Всё тыловое имущество, боеприпасы отныне тащили на себе, тем самым обеспечив большую маневренность и скрытность передвижения по труднопроходимым лесам и болотам. На каждого тяжелораненого подчинённого командир выделил по два красноармейца, и они на самодельных, оборудованных из двух жердей и плащ-палатки носилках несли раненых.
Березину решили форсировать левее Бобруйска. Отделение рядового Куцего заблаговременно выдвинулось к реке оценить обстановку, найти подходящее место переправы.
– Обрывистый берег позволит быстро укрыться всему личному составу в случае преследования, сосредоточиться уже у кромки воды, а потом и начать переправу, – докладывал Колпакову Агафон. – На той стороне сразу же начинаются густые кустарники, переходящие в подлесок и сливаются затем с лесом. Можно скрытно выдвигаться к месту сбора уже в лесу. Я переправлялся сам лично, проверил: на середине глубина достигает двух-трёх метров. Дно песчаное, твёрдое, плавно выходит к тому берегу. Течение не сильное, вода тёплая.
– Форсировать Березину будем ночью, – капитан собрал к себе командный состав, ставил боевую задачу. – Исходный рубеж – край леса. Дальше – пшеничное поле и в двухстах метрах река Березина. Первой по сигналу уходит рота подполковника Селезнёва, за ними – рота майора Гриднева, замыкает колонну рота капитана Федулова. На том берегу район сосредоточения – лес правее места переправы пятьсот метров. Передвижение туда по подлеску, кустарникам, что тянутся вдоль реки.

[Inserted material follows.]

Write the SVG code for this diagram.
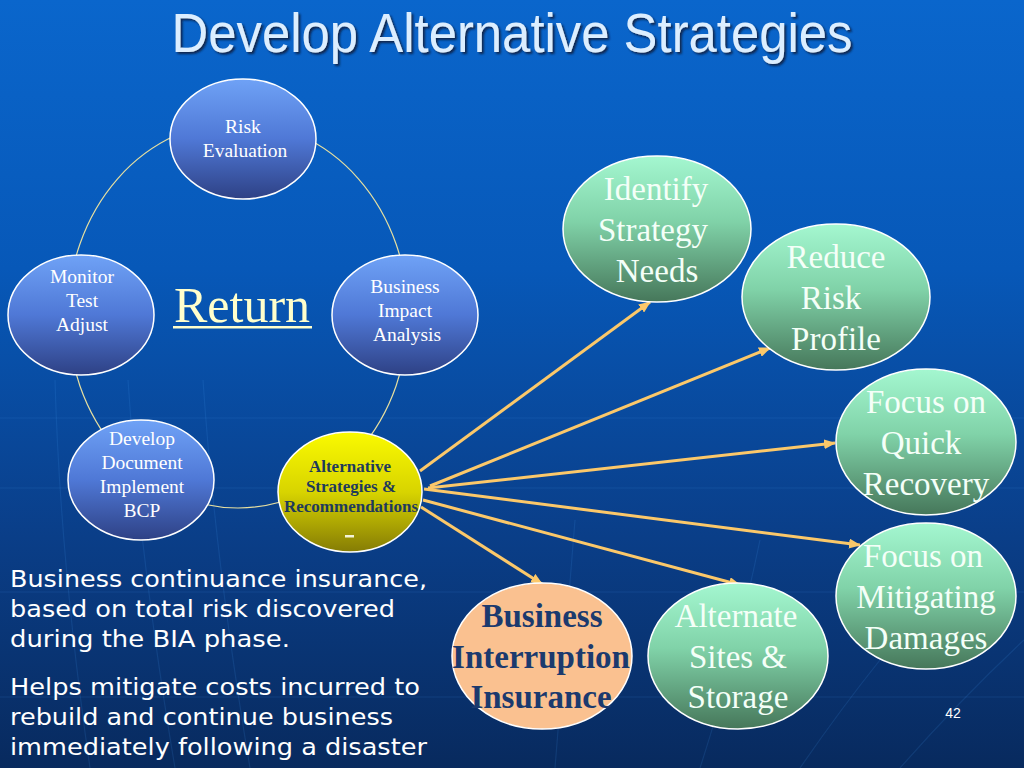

– Младший сержант Кольцов!
– Я! – Кузьма вытянулся по стойке "смирно".
– Вашему взводу поручается обеспечение переправы. Часть людей поставьте в заслон на случай преследования противником, вторая часть взвода – прикрытие переправы. Сами переправляетесь в последнюю очередь.

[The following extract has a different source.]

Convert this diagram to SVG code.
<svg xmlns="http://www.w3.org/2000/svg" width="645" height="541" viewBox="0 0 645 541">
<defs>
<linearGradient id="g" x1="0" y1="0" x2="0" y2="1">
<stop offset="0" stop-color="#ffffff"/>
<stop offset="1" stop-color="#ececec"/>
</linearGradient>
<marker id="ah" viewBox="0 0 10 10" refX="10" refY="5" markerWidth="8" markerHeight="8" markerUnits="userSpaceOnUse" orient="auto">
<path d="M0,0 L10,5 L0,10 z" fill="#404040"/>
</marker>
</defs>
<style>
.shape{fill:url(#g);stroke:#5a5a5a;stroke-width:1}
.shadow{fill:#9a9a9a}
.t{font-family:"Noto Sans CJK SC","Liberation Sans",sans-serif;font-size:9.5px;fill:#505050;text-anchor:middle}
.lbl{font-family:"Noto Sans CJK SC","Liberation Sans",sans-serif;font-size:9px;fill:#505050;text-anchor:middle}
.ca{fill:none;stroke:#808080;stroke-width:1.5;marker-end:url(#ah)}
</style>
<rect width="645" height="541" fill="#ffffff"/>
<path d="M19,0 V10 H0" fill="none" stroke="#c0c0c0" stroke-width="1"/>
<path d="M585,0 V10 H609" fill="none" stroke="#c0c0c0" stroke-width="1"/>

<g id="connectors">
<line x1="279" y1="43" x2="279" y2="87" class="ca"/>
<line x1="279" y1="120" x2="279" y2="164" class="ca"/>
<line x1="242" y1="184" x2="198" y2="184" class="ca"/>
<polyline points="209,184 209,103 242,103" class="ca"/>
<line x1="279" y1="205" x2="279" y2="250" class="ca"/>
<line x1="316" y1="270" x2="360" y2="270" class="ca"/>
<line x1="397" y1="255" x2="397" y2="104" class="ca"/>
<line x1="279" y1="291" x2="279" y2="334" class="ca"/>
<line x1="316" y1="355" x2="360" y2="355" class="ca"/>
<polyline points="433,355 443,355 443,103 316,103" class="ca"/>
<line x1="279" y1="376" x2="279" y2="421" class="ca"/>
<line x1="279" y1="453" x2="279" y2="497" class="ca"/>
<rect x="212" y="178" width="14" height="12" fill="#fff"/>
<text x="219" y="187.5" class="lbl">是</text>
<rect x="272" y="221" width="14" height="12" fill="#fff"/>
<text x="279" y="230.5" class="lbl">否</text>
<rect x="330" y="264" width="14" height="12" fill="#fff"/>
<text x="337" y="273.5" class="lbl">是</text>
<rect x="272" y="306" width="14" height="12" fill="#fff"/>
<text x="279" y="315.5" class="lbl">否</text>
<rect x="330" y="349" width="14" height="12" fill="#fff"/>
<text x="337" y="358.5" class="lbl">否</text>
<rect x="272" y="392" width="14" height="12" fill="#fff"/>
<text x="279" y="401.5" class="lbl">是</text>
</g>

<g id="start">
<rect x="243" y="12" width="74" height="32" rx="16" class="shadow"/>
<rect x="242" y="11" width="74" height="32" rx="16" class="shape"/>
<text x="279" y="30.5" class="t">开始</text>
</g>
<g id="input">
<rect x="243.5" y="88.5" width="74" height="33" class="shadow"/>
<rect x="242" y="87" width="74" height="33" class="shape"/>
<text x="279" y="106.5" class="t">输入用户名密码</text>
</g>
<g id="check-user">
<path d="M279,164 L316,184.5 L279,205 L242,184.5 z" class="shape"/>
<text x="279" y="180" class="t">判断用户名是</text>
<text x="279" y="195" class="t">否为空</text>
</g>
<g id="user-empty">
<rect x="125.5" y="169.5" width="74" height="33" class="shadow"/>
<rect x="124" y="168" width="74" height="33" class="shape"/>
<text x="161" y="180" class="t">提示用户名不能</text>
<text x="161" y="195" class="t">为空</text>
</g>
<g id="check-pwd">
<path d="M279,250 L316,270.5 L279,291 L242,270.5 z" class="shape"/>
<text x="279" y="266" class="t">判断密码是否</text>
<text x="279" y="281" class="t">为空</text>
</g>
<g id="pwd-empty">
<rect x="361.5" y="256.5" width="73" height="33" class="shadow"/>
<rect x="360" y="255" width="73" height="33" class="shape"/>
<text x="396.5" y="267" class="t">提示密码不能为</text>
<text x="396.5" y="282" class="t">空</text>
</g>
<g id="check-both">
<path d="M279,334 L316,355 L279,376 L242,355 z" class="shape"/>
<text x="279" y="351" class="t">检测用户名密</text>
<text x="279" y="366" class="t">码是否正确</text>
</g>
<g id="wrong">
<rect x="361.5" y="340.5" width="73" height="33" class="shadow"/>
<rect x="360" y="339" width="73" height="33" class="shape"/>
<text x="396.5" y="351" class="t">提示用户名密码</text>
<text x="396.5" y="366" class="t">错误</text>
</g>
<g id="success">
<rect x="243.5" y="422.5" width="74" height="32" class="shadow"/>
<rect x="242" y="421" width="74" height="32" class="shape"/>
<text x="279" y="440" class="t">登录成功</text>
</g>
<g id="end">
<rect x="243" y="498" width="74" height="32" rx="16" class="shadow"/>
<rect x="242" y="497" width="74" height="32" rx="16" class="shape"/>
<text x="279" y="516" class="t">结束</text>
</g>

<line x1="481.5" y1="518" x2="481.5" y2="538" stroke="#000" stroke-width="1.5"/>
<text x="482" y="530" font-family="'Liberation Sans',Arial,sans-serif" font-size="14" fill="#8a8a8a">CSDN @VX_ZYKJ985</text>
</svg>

Остальным – привести в порядок оружие, внешний вид. Каждый лично обязан подготовить для себя средства переправы, если не умеет плавать. О раненых позаботится майор медицинской службы Купарь вместе с командирами подразделений, чьи подчинённые сейчас находятся в лазарете, подготовят для них средства переправы. Вяжите заранее плоты, но ни единого бойца не должно остаться на этом берегу. Николай Кузьмич! На вашей совести приём пищи личным составом, обеспечение боеприпасами.
– Там за Березиной, товарищ капитан, моя родная деревня Вишенки, – Кузьма задержался после совещания и теперь решил сказать об этом командиру.

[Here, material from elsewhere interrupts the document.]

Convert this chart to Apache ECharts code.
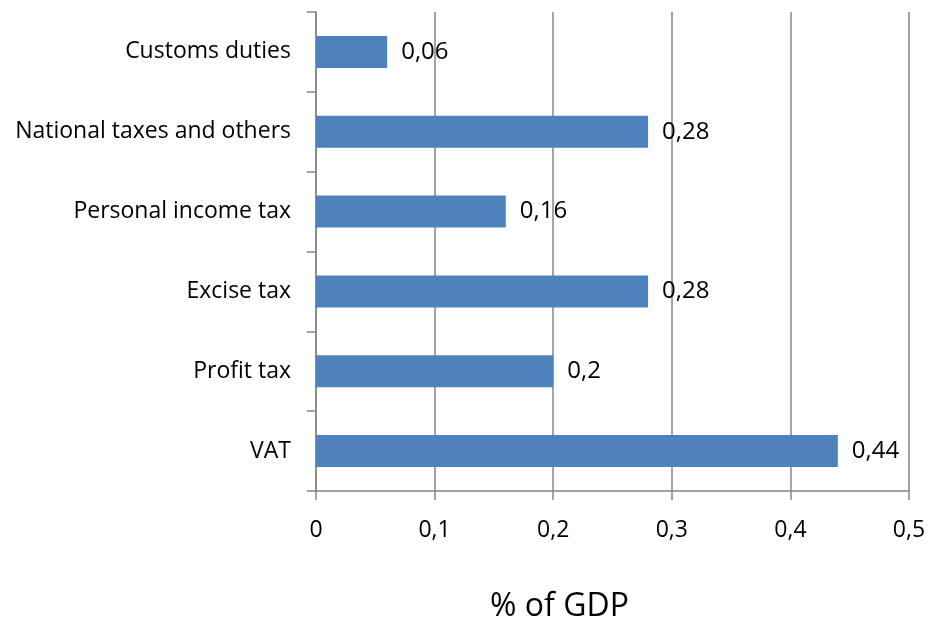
<!DOCTYPE html>
<html><head><meta charset="utf-8">
<script src="https://cdn.jsdelivr.net/npm/echarts@6/dist/echarts.min.js"></script>
<style>html,body{margin:0;padding:0;background:#fff}#c{width:928px;height:617px}</style>
</head><body><div id="c"></div>
<script>
var categories = ["VAT", "Profit tax", "Excise tax", "Personal income tax", "National taxes and others", "Customs duties"];
var values = [0.44, 0.2, 0.28, 0.16, 0.28, 0.06];
var xTicks = [0, 0.1, 0.2, 0.3, 0.4, 0.5];
var font = "Open Sans";
var chart = echarts.init(document.getElementById('c'));
chart.setOption({
  animation: false,
  grid: {left: 316, right: 19, top: 12, bottom: 126, containLabel: false, outerBoundsMode: 'none'},
  xAxis: {
    type: 'value', min: 0, max: 0.5, interval: 0.1,
    name: '% of GDP', nameLocation: 'middle', nameGap: 100,
    nameTextStyle: {fontFamily: font, fontSize: 32, color: '#000', padding: [0, 106, 0, 0]},
    axisLine: {show: true, lineStyle: {color: '#868686', width: 1.5}},
    axisTick: {show: true, length: 9, lineStyle: {color: '#868686', width: 1.5}},
    splitLine: {show: true, lineStyle: {color: '#868686', width: 1.5}},
    axisLabel: {fontFamily: font, fontSize: 23, color: '#000', margin: 28,
      formatter: function (v) { return String(Math.round(v * 10) / 10).replace('.', ','); }}
  },
  yAxis: {
    type: 'category', data: categories,
    axisLine: {show: true, lineStyle: {color: '#868686', width: 1.5}},
    axisTick: {show: true, length: 9, alignWithLabel: false, lineStyle: {color: '#868686', width: 1.5}},
    axisLabel: {fontFamily: font, fontSize: 23, color: '#000', margin: 25}
  },
  series: [{
    type: 'bar', data: values, barCategoryGap: '60%',
    itemStyle: {color: '#4F81BD'},
    label: {show: true, position: 'right', distance: 14, fontFamily: font, fontSize: 24, color: '#000',
      formatter: function (p) { return String(p.value).replace('.', ','); }}
  }]
});
</script></body></html>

– Да-а? Хорошо. И что ты предлагаешь?
– Если свернуть чуть-чуть левее за переправой, через десять километров будет деревня Пустошка, потом через три километра и Вишенки. Там можно отдохнуть, набраться сил. Деревенька отрезана от мира лесом, рекой, болотом. Вряд ли там могут быть немцы.
– Давай переправимся, Кузьма Данилыч, а там и решим, куда направлять наши натруженные стопы. Идёт? – капитан по – приятельски положил руки на плечи Кузьме, заглянул в глаза. – Своих повидать хочешь?
– Хочу, – не стал темнить Кольцов. – Но и на самом деле, товарищ капитан, можно и отдохнуть.
– А вот тут ты не прав, младший сержант, – голос офицера изменился, стал строгим, твёрдым. – После войны, после победы отдохнём, а сейчас не время, пока страна в огне, пока земля наша в крови. Понял, танкист? Ты как это себе представляешь: на Родину напал враг, а воинское подразделение в количестве трёхсот активных штыков греет пузо в затерянной среди лесов и болот деревеньке? Вопрос мой понятен, чего молчишь? – видя, что подчинённый растерялся вдруг после столь убедительных доводов, немножко смягчил тон. – Так теперь-то понял, танкист?
– Так точно, понял, – поник Кузьма. – Только я это не к тому. Я… это… к тому, что…
– А я к тому, – капитан не дослушал, легонько подтолкнул подчинённого, сам направился в походный лазарет к раненым.
Агафон Куцый со своим отделением был на берегу ещё по полудни, оборудовали огневые точки, рыли окопы, когда боевое охранение обнаружило немцев. Сначала услышали собачий лай, и только потом на просеке появились солдаты. Они шли цепью, растянувшись по фронту не менее полукилометра.